OR DO YOU WRITE BECAUSE YOU TRAVEL?

There’s been much recent discussion about travel writing and exactly who is a travel writer, as opposed to a blogger, backpacker and/or a holidaymaker, writing about their personal travel experiences.
It’s genuinely impossible for a professional guide-book writer to stay in every single listed hotel, so apart from writing that it overlooks a beach/garden/parking-lot, and that it costs xxx per room, he/she knows nothing of the reality of actually staying there: whether service was surly/welcoming, towels changed daily/never, food brilliant/awful etc.

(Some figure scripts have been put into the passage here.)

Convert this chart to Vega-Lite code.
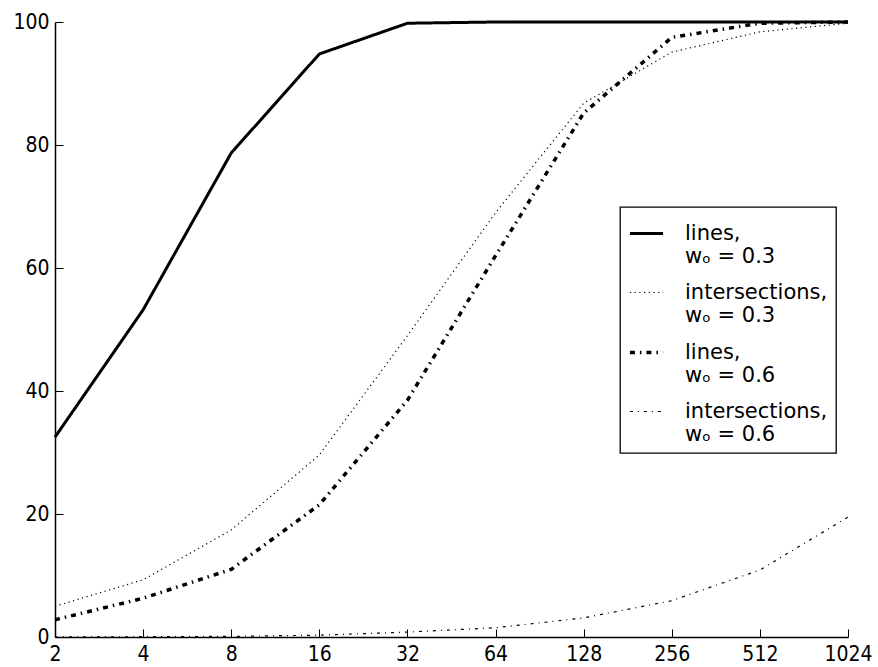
{
  "$schema": "https://vega.github.io/schema/vega-lite/v6.json",
  "width": 793,
  "height": 615,
  "autosize": {"type": "none"},
  "padding": {"left": 55, "top": 22, "right": 30, "bottom": 30},
  "background": "white",
  "config": {
    "view": {"stroke": null},
    "font": "DejaVu Sans",
    "axis": {
      "grid": false,
      "domainColor": "black",
      "domainWidth": 1.5,
      "tickColor": "black",
      "tickWidth": 1,
      "tickSize": -8,
      "labelColor": "black",
      "labelFont": "DejaVu Sans Condensed, DejaVu Sans",
      "labelFontSize": 21,
      "title": null
    },
    "legend": {
      "orient": "none",
      "legendX": 565,
      "legendY": 185,
      "labelFont": "DejaVu Sans",
      "labelFontSize": 21,
      "labelColor": "black",
      "labelLimit": 300,
      "symbolType": "stroke",
      "symbolSize": 1100,
      "symbolStrokeColor": "black",
      "rowPadding": 8,
      "padding": 8,
      "strokeColor": "black",
      "strokeWidth": 1.3,
      "fillColor": "white",
      "labelOffset": 20
    }
  },
  "data": {
    "values": [
      {"x": 2, "y": 32.5, "series": "lines,|wₒ = 0.3"},
      {"x": 4, "y": 53.2, "series": "lines,|wₒ = 0.3"},
      {"x": 8, "y": 78.7, "series": "lines,|wₒ = 0.3"},
      {"x": 16, "y": 94.8, "series": "lines,|wₒ = 0.3"},
      {"x": 32, "y": 99.8, "series": "lines,|wₒ = 0.3"},
      {"x": 64, "y": 100, "series": "lines,|wₒ = 0.3"},
      {"x": 128, "y": 100, "series": "lines,|wₒ = 0.3"},
      {"x": 256, "y": 100, "series": "lines,|wₒ = 0.3"},
      {"x": 512, "y": 100, "series": "lines,|wₒ = 0.3"},
      {"x": 1024, "y": 100, "series": "lines,|wₒ = 0.3"},

      {"x": 2, "y": 5.0, "series": "intersections,|wₒ = 0.3"},
      {"x": 4, "y": 9.3, "series": "intersections,|wₒ = 0.3"},
      {"x": 8, "y": 17.4, "series": "intersections,|wₒ = 0.3"},
      {"x": 16, "y": 29.6, "series": "intersections,|wₒ = 0.3"},
      {"x": 32, "y": 49.0, "series": "intersections,|wₒ = 0.3"},
      {"x": 64, "y": 69.0, "series": "intersections,|wₒ = 0.3"},
      {"x": 128, "y": 86.8, "series": "intersections,|wₒ = 0.3"},
      {"x": 256, "y": 95.1, "series": "intersections,|wₒ = 0.3"},
      {"x": 512, "y": 98.4, "series": "intersections,|wₒ = 0.3"},
      {"x": 1024, "y": 99.8, "series": "intersections,|wₒ = 0.3"},

      {"x": 2, "y": 2.8, "series": "lines,|wₒ = 0.6"},
      {"x": 4, "y": 6.3, "series": "lines,|wₒ = 0.6"},
      {"x": 8, "y": 11.0, "series": "lines,|wₒ = 0.6"},
      {"x": 16, "y": 21.5, "series": "lines,|wₒ = 0.6"},
      {"x": 32, "y": 38.5, "series": "lines,|wₒ = 0.6"},
      {"x": 64, "y": 62.0, "series": "lines,|wₒ = 0.6"},
      {"x": 128, "y": 85.2, "series": "lines,|wₒ = 0.6"},
      {"x": 256, "y": 97.5, "series": "lines,|wₒ = 0.6"},
      {"x": 512, "y": 99.8, "series": "lines,|wₒ = 0.6"},
      {"x": 1024, "y": 100, "series": "lines,|wₒ = 0.6"},

      {"x": 2, "y": 0.0, "series": "intersections,|wₒ = 0.6"},
      {"x": 4, "y": 0.05, "series": "intersections,|wₒ = 0.6"},
      {"x": 8, "y": 0.1, "series": "intersections,|wₒ = 0.6"},
      {"x": 16, "y": 0.3, "series": "intersections,|wₒ = 0.6"},
      {"x": 32, "y": 0.8, "series": "intersections,|wₒ = 0.6"},
      {"x": 64, "y": 1.5, "series": "intersections,|wₒ = 0.6"},
      {"x": 128, "y": 3.1, "series": "intersections,|wₒ = 0.6"},
      {"x": 256, "y": 5.9, "series": "intersections,|wₒ = 0.6"},
      {"x": 512, "y": 10.9, "series": "intersections,|wₒ = 0.6"},
      {"x": 1024, "y": 19.5, "series": "intersections,|wₒ = 0.6"}
    ]
  },
  "mark": {"type": "line", "color": "black", "clip": false},
  "encoding": {
    "x": {
      "field": "x",
      "type": "quantitative",
      "scale": {"type": "log", "base": 2, "domain": [2, 1024], "nice": false},
      "axis": {"values": [2, 4, 8, 16, 32, 64, 128, 256, 512, 1024], "format": "d", "labelPadding": 14, "labelFlush": false, "labelOverlap": false}
    },
    "y": {
      "field": "y",
      "type": "quantitative",
      "scale": {"domain": [0, 100], "nice": false, "zero": true},
      "axis": {"values": [0, 20, 40, 60, 80, 100], "labelPadding": 14, "labelFlush": false}
    },
    "strokeDash": {
      "field": "series",
      "type": "nominal",
      "scale": {
        "domain": ["lines,|wₒ = 0.3", "intersections,|wₒ = 0.3", "lines,|wₒ = 0.6", "intersections,|wₒ = 0.6"],
        "range": [[1, 0], [1.2, 3.5], [5, 5, 1.5, 5], [3, 5, 1, 5]]
      },
      "legend": {
        "title": null,
        "labelExpr": "split(datum.label, '|')"
      }
    },
    "strokeWidth": {
      "field": "series",
      "type": "nominal",
      "scale": {
        "type": "ordinal",
        "domain": ["lines,|wₒ = 0.3", "intersections,|wₒ = 0.3", "lines,|wₒ = 0.6", "intersections,|wₒ = 0.6"],
        "range": [3, 1.2, 3.5, 1.2]
      },
      "legend": {
        "title": null,
        "labelExpr": "split(datum.label, '|')"
      }
    }
  }
}
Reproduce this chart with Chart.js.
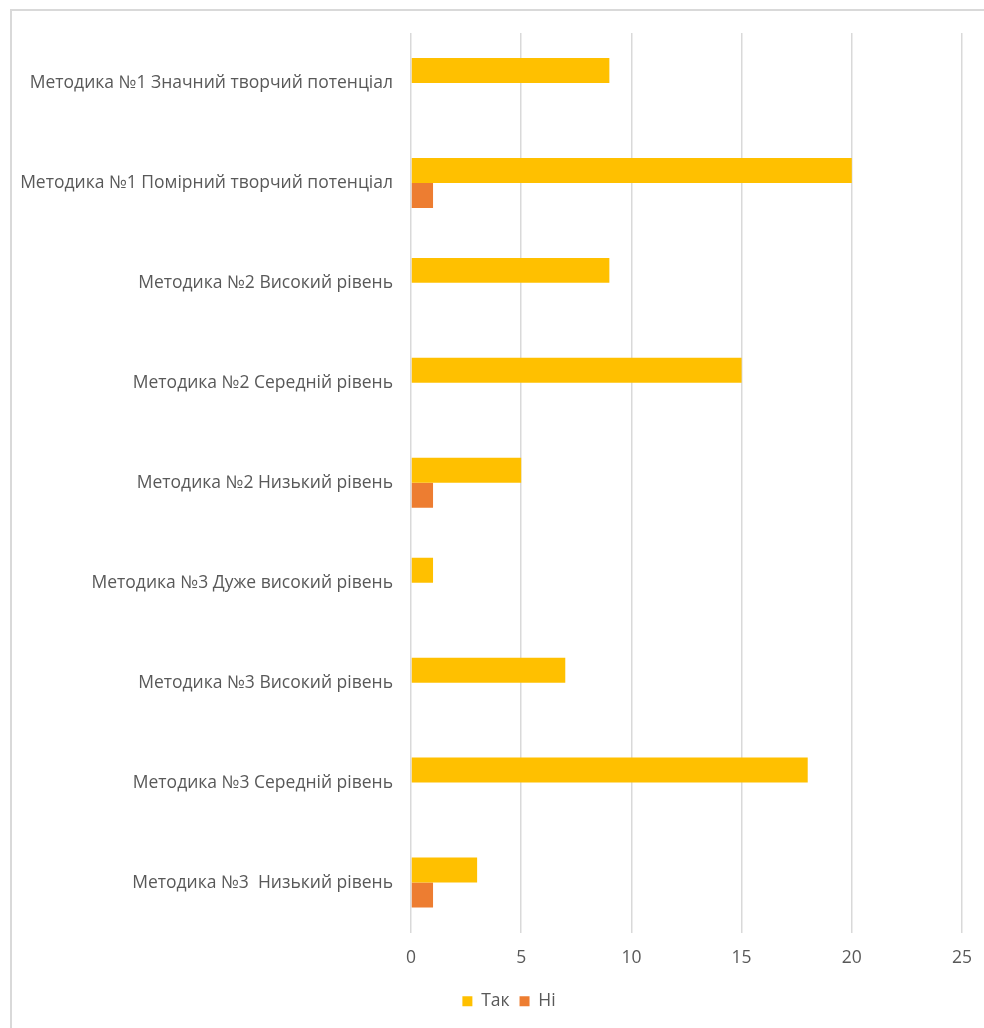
<!DOCTYPE html>
<html>
<head>
<meta charset="utf-8">
<script src="https://cdn.jsdelivr.net/npm/chart.js@4/dist/chart.umd.min.js"></script>
<style>
  html, body { margin: 0; padding: 0; background: #fff; overflow: hidden; }
  #frame { position: absolute; left: 10px; top: 9px; width: 1200px; height: 1200px;
           border-top: 2px solid #d9d9d9; border-left: 2px solid #d9d9d9; box-sizing: border-box; }
  #wrap { position: absolute; left: 0; top: 0; width: 984px; height: 1028px; }
</style>
</head>
<body>
<div id="frame"></div>
<div id="wrap"><canvas id="c" width="984" height="1028"></canvas></div>
<script>
const categories = [
  "Методика №1 Значний творчий потенціал",
  "Методика №1 Помірний творчий потенціал",
  "Методика №2 Високий рівень",
  "Методика №2 Середній рівень",
  "Методика №2 Низький рівень",
  "Методика №3 Дуже високий рівень",
  "Методика №3 Високий рівень",
  "Методика №3 Середній рівень",
  "Методика №3  Низький рівень"
];
const seriesNames = ["Так", "Ні"];
const yesValues = [9, 20, 9, 15, 5, 1, 7, 18, 3];
const noValues = [0, 1, 0, 0, 1, 0, 0, 0, 1];
const xTicks = [0, 5, 10, 15, 20, 25];

const FONT = { family: "'Open Sans', sans-serif", size: 17.5 };
const TEXT = "#595959";

const legendShift = {
  id: "legendShift",
  afterLayout(chart) {
    if (chart.legend) { chart.legend.left += 22; chart.legend.right += 22; }
  }
};

new Chart(document.getElementById("c"), {
  type: "bar",
  data: {
    labels: categories,
    datasets: [
      { label: seriesNames[0], data: yesValues, backgroundColor: "#FFC000", borderWidth: 0 },
      { label: seriesNames[1], data: noValues, backgroundColor: "#ED7D31", borderWidth: 0 }
    ]
  },
  options: {
    indexAxis: "y",
    responsive: false,
    animation: false,
    devicePixelRatio: 1,
    layout: { padding: { left: 12, right: 22, top: 33, bottom: 8 } },
    datasets: { bar: { categoryPercentage: 0.5, barPercentage: 1.0 } },
    scales: {
      x: {
        min: xTicks[0], max: xTicks[xTicks.length - 1],
        afterBuildTicks: (s) => { s.ticks = xTicks.map(v => ({ value: v })); },
        grid: { color: "#d9d9d9", lineWidth: 1.5, drawTicks: false },
        border: { display: false },
        ticks: { color: TEXT, font: FONT, padding: 15 },
        afterFit: (s) => { s.height = 50; s.paddingLeft = 0; s.paddingRight = 0; }
      },
      y: {
        grid: { display: false, drawTicks: false },
        border: { display: false },
        ticks: { color: TEXT, font: FONT, padding: 18, autoSkip: false },
        afterFit: (s) => { s.width = 399; }
      }
    },
    plugins: {
      legend: {
        position: "bottom",
        labels: { color: TEXT, font: FONT, boxWidth: 10, boxHeight: 10, padding: 10 }
      },
      tooltip: { enabled: false }
    }
  },
  plugins: [legendShift]
});
</script>
</body>
</html>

When I was writing for the AA I made it a point of inspecting every single hotel I mentioned in the guide.
My routine was to ask to see a standard room where I always did five things: flush the loo, pump the bed, check the lights, available hanging space and the door lock. But whatever I wrote, it could never equate with the experience of someone who had actually stayed there which is why though I may read a guide-book for other information, for accommodation, I refer to hotel reviews, written by guests, on internet sites such as Trip Advisor.
It boils down to personal experience. Clearly, a professional writer may have more knowledge of what to look for, but in simple terms of what the average person needs/hopes for on a holiday, the opinion of other travellers, is the more valid of the two.

c.Christine Osborne: author guides of on Thailand, Malaysia, Seychelles, Morocco, Bali.